Don DeLillo has long been concerned with the nature of time, the minute details of human existence, and how human beings interact with the spaces and places around them. Indeed, his 2010 novel Point Omega features a character who reflects on the nature of time as he watches the movie Psycho, slowed to an excruciating pace. Other characters, including a filmmaker and a war expert named Elster, discuss time, space, and the city. The desert is compared to New York, where "other people are conflict" (23) and life consists of a "minute-to-minute reckoning" (44) that is meant to counteract terror; in contrast, the desert reveals "Time that precedes us and survives us" (44). Literature once provided ballast against the terror of time, creating meaning, but now Elster claims that we are driving toward extinction, the point omega that will remove consciousness and return us to "inorganic matter" (53) in a "sublime transformation of mind and soul or some worldly convulsion" (72). This theory is, however, undermined by the disappearance and possible murder of Elster's daughter, Jessie. At that point, the supreme individuality of trauma supersedes philosophy:

It seemed so much dead echo now. Point omega. A million years away. The omega point has narrowed, here and now, to the point of a knife as it enters a body. All the man's grand themes funneled down to local grief, one body, out there somewhere, or not.

(98) [End Page 303]

This condensed, elliptical novel takes DeLillo's interest in philosophy to an extreme; it portrays almost no action, slowing literature down to a process of meditation. Though Point Omega is not the focus of my discussion here, it does reflect DeLillo's longstanding interest in issues of the body, space, and time, an interest that has been particularly well developed in his work of the past decade.

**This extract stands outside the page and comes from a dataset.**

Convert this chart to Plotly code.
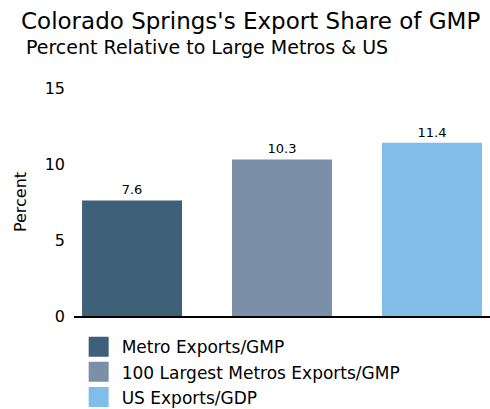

Especially in his later novels, DeLillo creates condensed narratives that echo in their very form his focus on minute details reflecting his characters' bodies, thoughts, and environments. Repeated concerns in The Body Artist, Cosmopolis, Falling Man, and Point Omega include the nature of embodiment (or consciousness as contained in a physical form), how human beings experience time, city spaces as opposed to natural landscapes like the desert or the country, and how the author might represent pain or trauma. In particular, Falling Man (2007) addresses the loss of life on 9/11 and demonstrates an ethics of embodiment that focuses on how trauma affects the individual, and how individuals need to connect with the people and places around them in order to heal and to create a stable identity. The iconic White Noise (1985) is particularly useful as a point of comparison because it deals directly with memory, loss, and subjectivity through a focus on the body and its vulnerability. This novel analyzes how individuals relate to spaces and places; it reveals a decentered subject, Jack Gladney, who cannot orient himself in his world, with DeLillo suggesting no solution to his problems. White Noise is of course somewhat anomalous in DeLillo's body of work, reflecting an ironic postmodern sensibility that he does not maintain in his later novels, although he continues to question certain aspects of postmodern life. His turning away from this type of postmodernism reflects his interest in going beneath the surface of American life and meditating more deeply on the nature of individual and cultural trauma, as well as its intersection with the experience of time and embodiment. This practice prepared him to deal artistically with 9/11; in Falling Man, he counters any sense of celebration regarding the postmodern subject and implicitly advocates a movement past modernism and postmodernism, instead invoking an embodied ethics that examines [End Page 304] the individual's relationship to place, to the body, and to others.1

Beginning with White Noise, I will show DeLillo's desire for depth of thought and a stronger sense of identity as related to place, moving beyond ecocritical divisions between nature and the urban to investigate the mnemonic effects of what Frank Lentricchia calls...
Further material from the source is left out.